KASUR: Until 2015, teenage boy Dawar’s (name changed) life was a bit normal in their village Hussain Khanwala of Kasur district. He was studying in a vocational training institute, while his family would work on their farm.
Then the media broke the child abuse scandal, and the fact that Dawar was among the sodomized boys, was not a secret anymore. The secret, which earlier only Dawar’s family and the tormentors had shared for almost three years.
The media coverage and ensuing litigation of the scandal has changed the lives of Dawar and his family altogether.
The scandals involved dozens of children of the locality who had been raped and blackmailed by some local youths for years.
Dawar’s family has migrated to Lahore in a rented house where the boy has mostly turned into a virtual recluse.
“We’re always in the fear that our neighbours will come to know about our connections with Hussain Khanwala,” Dawar sighs.
He says soon after the media coverage of the scandal, the villagers and friends would taunt him. Now, the boy with his father visits Kasur courts on hearing.
Other than Dawar’s family, seven other families of the rape complainant children have also left the village for other destinations they do not want to disclose.
Another boy, whose name also appeared on the list of the raped children, says wherever he goes the scandal chases him.
“Since 2015, I’ve never visited my college where I was a second year student then,” he says.

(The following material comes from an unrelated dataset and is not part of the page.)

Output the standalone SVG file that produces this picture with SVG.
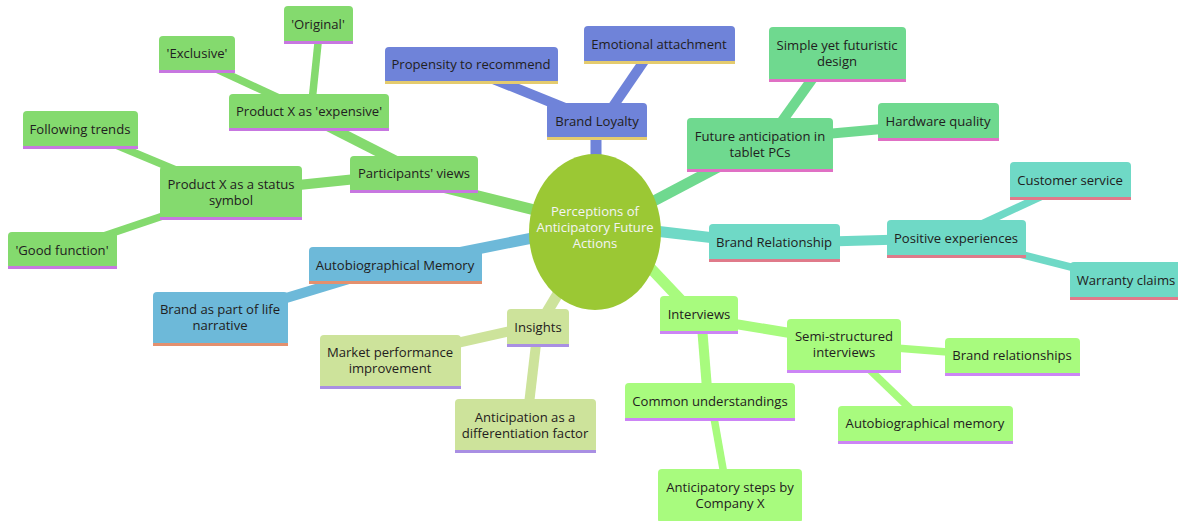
<svg xmlns="http://www.w3.org/2000/svg" width="1178" height="521" viewBox="0 0 1178 521">
<style>
text{font-family:"Open Sans","Noto Sans","Liberation Sans",sans-serif;font-size:13.1px;fill:#1f2020;text-anchor:middle;dominant-baseline:central}
.root text{fill:#f4f4f4}
line{stroke-linecap:butt}
.d1{stroke-width:11}.d2{stroke-width:10}.d3{stroke-width:7.5}
.s0{fill:#6f83d9}.e0{stroke:#6f83d9}.b0{stroke:#e4cb6e}
.s1{fill:#84da6e}.e1{stroke:#84da6e}.b1{stroke:#c777e0}
.s2{fill:#6db9d9}.e2{stroke:#6db9d9}.b2{stroke:#e3906e}
.s3{fill:#cde39b}.e3{stroke:#cde39b}.b3{stroke:#a98fe3}
.s4{fill:#a8fb7e}.e4{stroke:#a8fb7e}.b4{stroke:#cc85f5}
.s5{fill:#6fd9c6}.e5{stroke:#6fd9c6}.b5{stroke:#e07a8a}
.s6{fill:#6fd98f}.e6{stroke:#6fd98f}.b6{stroke:#e070c4}
.bl{stroke-width:3}
</style>
<g id="connectors">
<line class="d1 e0" x1="596" y1="121" x2="596" y2="232"/>
<line class="d1 e1" x1="414" y1="180" x2="595" y2="225"/>
<line class="d1 e2" x1="395" y1="265.5" x2="595" y2="225.5"/>
<line class="d1 e3" x1="538" y1="327" x2="595" y2="232"/>
<line class="d1 e4" x1="694" y1="314" x2="624" y2="240"/>
<line class="d1 e5" x1="595" y1="224" x2="774" y2="245"/>
<line class="d1 e6" x1="595" y1="232" x2="760" y2="145"/>
<line class="d2 e0" x1="471" y1="70" x2="597" y2="121"/>
<line class="d2 e0" x1="655" y1="45" x2="603" y2="121"/>
<line class="d2 e1" x1="300" y1="112" x2="414" y2="170"/>
<line class="d2 e1" x1="231" y1="192" x2="414" y2="173"/>
<line class="d2 e2" x1="220" y1="318" x2="395" y2="265"/>
<line class="d2 e3" x1="390" y1="358" x2="538" y2="325"/>
<line class="d2 e3" x1="538" y1="327" x2="526" y2="430"/>
<line class="d2 e4" x1="699" y1="318" x2="844" y2="342"/>
<line class="d2 e4" x1="701" y1="314" x2="708" y2="401"/>
<line class="d2 e5" x1="774" y1="243" x2="956" y2="238"/>
<line class="d2 e6" x1="765" y1="145" x2="833" y2="50"/>
<line class="d2 e6" x1="760" y1="140" x2="938" y2="124"/>
<line class="d3 e1" x1="197" y1="60" x2="309" y2="112"/>
<line class="d3 e1" x1="320" y1="24" x2="311" y2="111"/>
<line class="d3 e1" x1="80" y1="130" x2="231" y2="193"/>
<line class="d3 e1" x1="62" y1="250" x2="231" y2="193"/>
<line class="d3 e4" x1="844" y1="344" x2="1012" y2="357"/>
<line class="d3 e4" x1="844" y1="345" x2="925" y2="423"/>
<line class="d3 e4" x1="711" y1="401" x2="728" y2="497"/>
<line class="d3 e5" x1="956" y1="236" x2="1070" y2="183"/>
<line class="d3 e5" x1="956" y1="238" x2="1126" y2="281"/>
</g>
<g id="root" class="root">
<ellipse cx="595" cy="232" rx="66" ry="78" fill="#9bc834"/>
<text x="595" y="211">Perceptions of</text>
<text x="595" y="227">Anticipatory Future</text>
<text x="595" y="243">Actions</text>
</g>
<g id="brand-loyalty"><rect class="s0" x="547" y="103" width="100" height="37" rx="4"/><line class="b0 bl" x1="547" y1="138.5" x2="647" y2="138.5"/><text x="597" y="121">Brand Loyalty</text></g>
<g id="propensity"><rect class="s0" x="385" y="47" width="173" height="37" rx="4"/><line class="b0 bl" x1="385" y1="82.5" x2="558" y2="82.5"/><text x="471" y="64">Propensity to recommend</text></g>
<g id="emotional"><rect class="s0" x="584" y="26" width="151" height="38" rx="4"/><line class="b0 bl" x1="584" y1="62.5" x2="735" y2="62.5"/><text x="659" y="44">Emotional attachment</text></g>
<g id="participants"><rect class="s1" x="350" y="156" width="128" height="37" rx="4"/><line class="b1 bl" x1="350" y1="191.5" x2="478" y2="191.5"/><text x="414" y="173">Participants' views</text></g>
<g id="expensive"><rect class="s1" x="229" y="94" width="160" height="37" rx="4"/><line class="b1 bl" x1="229" y1="129.5" x2="389" y2="129.5"/><text x="309" y="111">Product X as 'expensive'</text></g>
<g id="exclusive"><rect class="s1" x="159" y="36" width="76" height="37" rx="4"/><line class="b1 bl" x1="159" y1="71.5" x2="235" y2="71.5"/><text x="197" y="53">'Exclusive'</text></g>
<g id="original"><rect class="s1" x="284" y="6" width="69" height="38" rx="4"/><line class="b1 bl" x1="284" y1="42.5" x2="353" y2="42.5"/><text x="318" y="24">'Original'</text></g>
<g id="status"><rect class="s1" x="160" y="166" width="142" height="54" rx="4"/><line class="b1 bl" x1="160" y1="218.5" x2="302" y2="218.5"/><text x="231" y="184">Product X as a status</text><text x="231" y="200">symbol</text></g>
<g id="trends"><rect class="s1" x="23" y="111" width="115" height="38" rx="4"/><line class="b1 bl" x1="23" y1="147.5" x2="138" y2="147.5"/><text x="80" y="129">Following trends</text></g>
<g id="good-function"><rect class="s1" x="8" y="232" width="109" height="37" rx="4"/><line class="b1 bl" x1="8" y1="267.5" x2="117" y2="267.5"/><text x="62" y="250">'Good function'</text></g>
<g id="autobio"><rect class="s2" x="309" y="247" width="173" height="37" rx="4"/><line class="b2 bl" x1="309" y1="282.5" x2="482" y2="282.5"/><text x="395" y="265">Autobiographical Memory</text></g>
<g id="life-narrative"><rect class="s2" x="153" y="292" width="135" height="54" rx="4"/><line class="b2 bl" x1="153" y1="344.5" x2="288" y2="344.5"/><text x="220" y="309">Brand as part of life</text><text x="220" y="325">narrative</text></g>
<g id="insights"><rect class="s3" x="507" y="309" width="62" height="38" rx="4"/><line class="b3 bl" x1="507" y1="345.5" x2="569" y2="345.5"/><text x="538" y="327">Insights</text></g>
<g id="market"><rect class="s3" x="320" y="335" width="141" height="54" rx="4"/><line class="b3 bl" x1="320" y1="387.5" x2="461" y2="387.5"/><text x="390" y="352">Market performance</text><text x="390" y="368">improvement</text></g>
<g id="differentiation"><rect class="s3" x="455" y="399" width="141" height="54" rx="4"/><line class="b3 bl" x1="455" y1="451.5" x2="596" y2="451.5"/><text x="525" y="417">Anticipation as a</text><text x="525" y="433">differentiation factor</text></g>
<g id="interviews"><rect class="s4" x="660" y="296" width="78" height="38" rx="4"/><line class="b4 bl" x1="660" y1="332.5" x2="738" y2="332.5"/><text x="699" y="314">Interviews</text></g>
<g id="semi"><rect class="s4" x="787" y="319" width="114" height="54" rx="4"/><line class="b4 bl" x1="787" y1="371.5" x2="901" y2="371.5"/><text x="844" y="336">Semi-structured</text><text x="844" y="352">interviews</text></g>
<g id="brand-relationships"><rect class="s4" x="945" y="338" width="135" height="38" rx="4"/><line class="b4 bl" x1="945" y1="374.5" x2="1080" y2="374.5"/><text x="1012" y="355">Brand relationships</text></g>
<g id="autobio-memory"><rect class="s4" x="838" y="406" width="175" height="38" rx="4"/><line class="b4 bl" x1="838" y1="442.5" x2="1013" y2="442.5"/><text x="925" y="423">Autobiographical memory</text></g>
<g id="common"><rect class="s4" x="625" y="383" width="170" height="38" rx="4"/><line class="b4 bl" x1="625" y1="419.5" x2="795" y2="419.5"/><text x="710" y="401">Common understandings</text></g>
<g id="steps"><rect class="s4" x="658" y="469" width="144" height="54" rx="4"/><text x="730" y="487">Anticipatory steps by</text><text x="730" y="503">Company X</text></g>
<g id="brand-relationship"><rect class="s5" x="709" y="224" width="131" height="38" rx="4"/><line class="b5 bl" x1="709" y1="260.5" x2="840" y2="260.5"/><text x="774" y="242">Brand Relationship</text></g>
<g id="positive"><rect class="s5" x="887" y="220" width="139" height="38" rx="4"/><line class="b5 bl" x1="887" y1="256.5" x2="1026" y2="256.5"/><text x="956" y="238">Positive experiences</text></g>
<g id="customer"><rect class="s5" x="1010" y="162" width="121" height="38" rx="4"/><line class="b5 bl" x1="1010" y1="198.5" x2="1131" y2="198.5"/><text x="1070" y="180">Customer service</text></g>
<g id="warranty"><rect class="s5" x="1070" y="262" width="112" height="38" rx="4"/><line class="b5 bl" x1="1070" y1="298.5" x2="1182" y2="298.5"/><text x="1126" y="280">Warranty claims</text></g>
<g id="future"><rect class="s6" x="687" y="118" width="146" height="54" rx="4"/><line class="b6 bl" x1="687" y1="170.5" x2="833" y2="170.5"/><text x="760" y="136">Future anticipation in</text><text x="760" y="152">tablet PCs</text></g>
<g id="simple"><rect class="s6" x="769" y="27" width="137" height="55" rx="4"/><line class="b6 bl" x1="769" y1="80.5" x2="906" y2="80.5"/><text x="837" y="45">Simple yet futuristic</text><text x="837" y="61">design</text></g>
<g id="hardware"><rect class="s6" x="878" y="103" width="121" height="38" rx="4"/><line class="b6 bl" x1="878" y1="139.5" x2="999" y2="139.5"/><text x="938" y="121">Hardware quality</text></g>
</svg>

He said society refused to accept him; the college fellows avoided him; the villagers taunted him while some relatives cut off ties with them.
After the scandal came to the limelight, police sprang into action.
Since 2015, the families of the complainant children have been trapped in litigation.
“Litigation has been consuming our resources and time,” said a grey-headed man, whose son had allegedly been raped and blackmailed by the gang from 2013 to 2015.
He said the rapists had earlier taken away their gold ornaments and Rs300,000 through blackmailing. Now, lawyers’ fees and visits to court had put them under financial duress.
Another complainant said he had to leave his job in a Lahore company in 2016 for his colleagues came to know about his haunting past and started making fun of him which often ended in scuffle.
Now, he is doing another job, where his colleagues only know him a resident of Pattoki.
Not only the abused complainants’ families, other villagers also felt the heat of the scandal.
More than 10 families have left the village due to its bad repute, said a shopkeeper of the village market.
“I also want to leave the village but I cant afford,” he said.
This correspondent collected data on the alleged abused boys and found that most of them had left education.
One of the boys is a vendor in a central Punjab city. Earlier, he would run his family’s convenience store in the village after school.
Another boy, who was a grade 9 student in 2015, now bakes breads at a hotel in Raiwind with a new name. The family of a 10-year-old abused boy migrated to Lahore where they work as domestic help.
Of more than a dozen cases registered into the incident, few accused had been convicted, but the abused children and their families have yet to lead a normal life.
A shopkeeper in the village said that Hussain Khanwala used to be a centre of business and civic activities for several surrounding villages but, after the scandal, the village market, consisting of over 200 shops, presents a deserted look.
“It’s not the same lively village anymore,” he said.
Affected families told Dawn that soon after the scandal, several government functionaries and civil society activists had thronged the village promising justice, rehabilitation and future opportunities for the families. “Nothing better happened since the breaking of the scandal. In fact, how the media, government and civil society used the incident for their interest is also a scandal,” said one of the complainant boy’s elder brother.